→ **Exercise directions**: Print exactly the lines running from the one that holds "Emit a component" through the one that holds "YAxis, CartesianGrid, Label", please, and leave the pictures out.

══ Dataset records ══

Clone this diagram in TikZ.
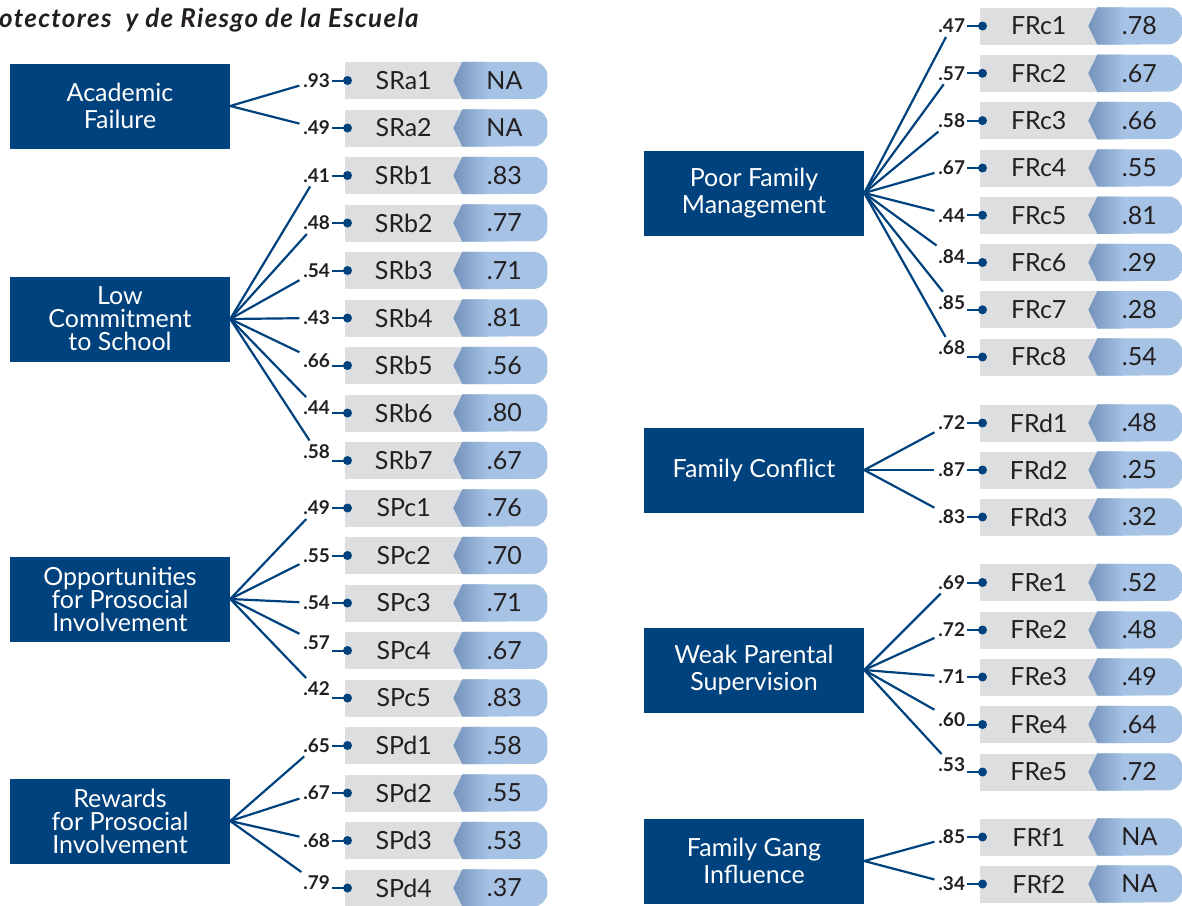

═══
══ Dataset records ══

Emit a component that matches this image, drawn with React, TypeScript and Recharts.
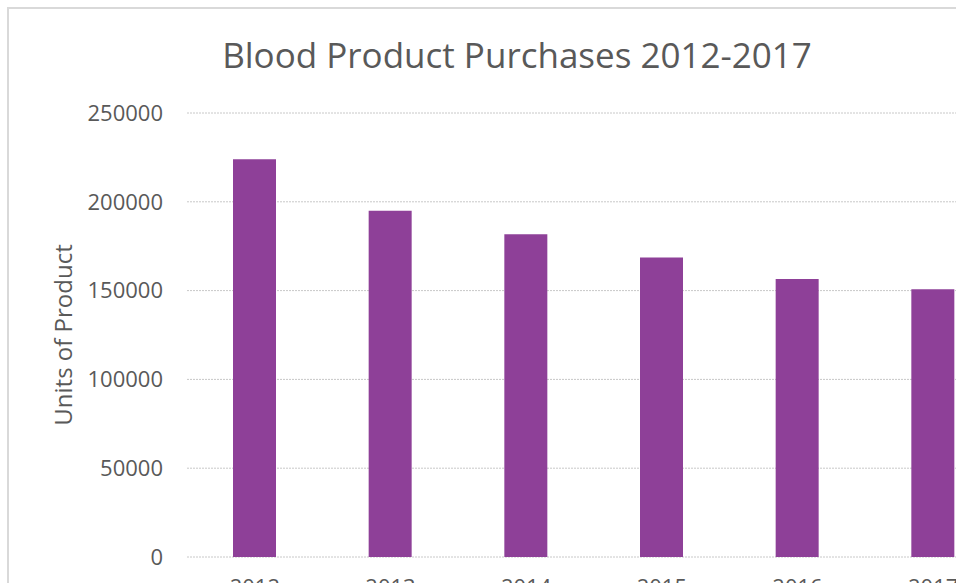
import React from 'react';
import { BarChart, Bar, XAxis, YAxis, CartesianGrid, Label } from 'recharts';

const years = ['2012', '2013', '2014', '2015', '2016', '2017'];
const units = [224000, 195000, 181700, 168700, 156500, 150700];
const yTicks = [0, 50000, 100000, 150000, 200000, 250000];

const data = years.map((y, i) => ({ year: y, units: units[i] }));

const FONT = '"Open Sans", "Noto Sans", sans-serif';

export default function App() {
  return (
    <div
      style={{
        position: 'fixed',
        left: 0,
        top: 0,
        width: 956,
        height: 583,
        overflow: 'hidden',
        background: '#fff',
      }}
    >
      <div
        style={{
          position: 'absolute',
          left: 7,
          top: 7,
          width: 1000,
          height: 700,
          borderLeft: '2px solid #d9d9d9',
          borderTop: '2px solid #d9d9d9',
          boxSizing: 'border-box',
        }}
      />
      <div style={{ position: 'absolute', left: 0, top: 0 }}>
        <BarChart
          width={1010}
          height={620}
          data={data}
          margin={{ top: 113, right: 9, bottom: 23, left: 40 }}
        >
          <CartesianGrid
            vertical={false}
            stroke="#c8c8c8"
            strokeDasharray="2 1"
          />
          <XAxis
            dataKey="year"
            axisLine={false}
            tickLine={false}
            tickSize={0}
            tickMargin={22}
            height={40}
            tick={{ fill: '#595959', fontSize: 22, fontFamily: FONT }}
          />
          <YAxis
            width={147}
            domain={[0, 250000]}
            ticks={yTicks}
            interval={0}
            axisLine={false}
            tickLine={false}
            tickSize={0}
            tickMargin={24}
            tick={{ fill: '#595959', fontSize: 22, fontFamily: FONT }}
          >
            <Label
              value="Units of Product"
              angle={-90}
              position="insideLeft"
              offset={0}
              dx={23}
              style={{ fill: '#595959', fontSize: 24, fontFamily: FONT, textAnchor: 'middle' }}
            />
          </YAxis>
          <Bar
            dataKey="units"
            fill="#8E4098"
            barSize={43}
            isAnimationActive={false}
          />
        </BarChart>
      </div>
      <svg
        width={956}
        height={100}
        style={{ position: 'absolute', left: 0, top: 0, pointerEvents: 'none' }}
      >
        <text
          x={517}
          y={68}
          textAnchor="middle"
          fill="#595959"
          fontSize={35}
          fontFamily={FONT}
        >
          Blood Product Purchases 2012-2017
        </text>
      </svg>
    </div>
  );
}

═══
══ Dataset records ══

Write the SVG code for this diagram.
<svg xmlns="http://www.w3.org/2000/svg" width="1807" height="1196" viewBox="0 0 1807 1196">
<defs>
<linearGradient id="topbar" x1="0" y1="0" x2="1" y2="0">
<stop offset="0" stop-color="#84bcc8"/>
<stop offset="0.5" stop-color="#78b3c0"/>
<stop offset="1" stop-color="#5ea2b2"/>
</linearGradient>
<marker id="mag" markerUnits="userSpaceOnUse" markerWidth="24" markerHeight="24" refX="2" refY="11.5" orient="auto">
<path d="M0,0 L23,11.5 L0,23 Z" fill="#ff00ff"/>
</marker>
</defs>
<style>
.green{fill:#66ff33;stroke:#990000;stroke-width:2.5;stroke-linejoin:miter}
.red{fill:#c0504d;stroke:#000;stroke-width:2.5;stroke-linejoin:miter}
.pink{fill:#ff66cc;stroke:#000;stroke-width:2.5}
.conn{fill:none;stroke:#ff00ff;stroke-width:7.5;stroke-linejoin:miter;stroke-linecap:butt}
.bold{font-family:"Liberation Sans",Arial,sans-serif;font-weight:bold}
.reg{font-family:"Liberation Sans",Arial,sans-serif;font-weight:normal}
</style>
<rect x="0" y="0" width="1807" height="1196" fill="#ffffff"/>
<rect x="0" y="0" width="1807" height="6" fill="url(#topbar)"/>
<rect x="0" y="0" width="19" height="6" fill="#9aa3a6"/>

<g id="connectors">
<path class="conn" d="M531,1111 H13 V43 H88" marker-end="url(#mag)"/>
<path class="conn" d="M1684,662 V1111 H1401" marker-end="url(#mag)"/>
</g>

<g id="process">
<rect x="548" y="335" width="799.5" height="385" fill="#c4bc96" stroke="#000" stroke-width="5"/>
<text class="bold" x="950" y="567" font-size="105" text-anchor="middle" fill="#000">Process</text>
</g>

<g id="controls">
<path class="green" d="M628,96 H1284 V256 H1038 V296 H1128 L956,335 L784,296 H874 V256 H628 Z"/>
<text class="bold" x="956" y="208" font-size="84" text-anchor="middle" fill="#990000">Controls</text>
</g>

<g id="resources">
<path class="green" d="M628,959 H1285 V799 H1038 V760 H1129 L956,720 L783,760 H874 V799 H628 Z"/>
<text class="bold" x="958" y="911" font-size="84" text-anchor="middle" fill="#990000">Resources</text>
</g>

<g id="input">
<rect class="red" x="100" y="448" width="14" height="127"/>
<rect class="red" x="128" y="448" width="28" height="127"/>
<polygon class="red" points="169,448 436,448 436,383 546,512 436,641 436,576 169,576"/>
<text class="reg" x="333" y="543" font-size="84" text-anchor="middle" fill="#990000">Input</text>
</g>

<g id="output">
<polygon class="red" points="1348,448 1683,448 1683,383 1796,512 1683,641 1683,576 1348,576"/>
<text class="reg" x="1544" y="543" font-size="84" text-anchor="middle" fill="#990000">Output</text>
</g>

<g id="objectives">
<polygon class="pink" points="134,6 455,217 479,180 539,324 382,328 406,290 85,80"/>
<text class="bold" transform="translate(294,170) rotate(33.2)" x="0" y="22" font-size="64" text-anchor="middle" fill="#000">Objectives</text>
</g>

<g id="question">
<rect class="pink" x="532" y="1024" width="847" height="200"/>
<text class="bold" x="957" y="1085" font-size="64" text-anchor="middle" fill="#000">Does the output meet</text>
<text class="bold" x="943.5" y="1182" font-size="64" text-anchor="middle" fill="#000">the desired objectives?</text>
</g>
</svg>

═══

→ **Answer for this exercise**:
Emit a component that matches this image, drawn with React, TypeScript and Recharts.
import React from 'react';
import { BarChart, Bar, XAxis, YAxis, CartesianGrid, Label } from 'recharts';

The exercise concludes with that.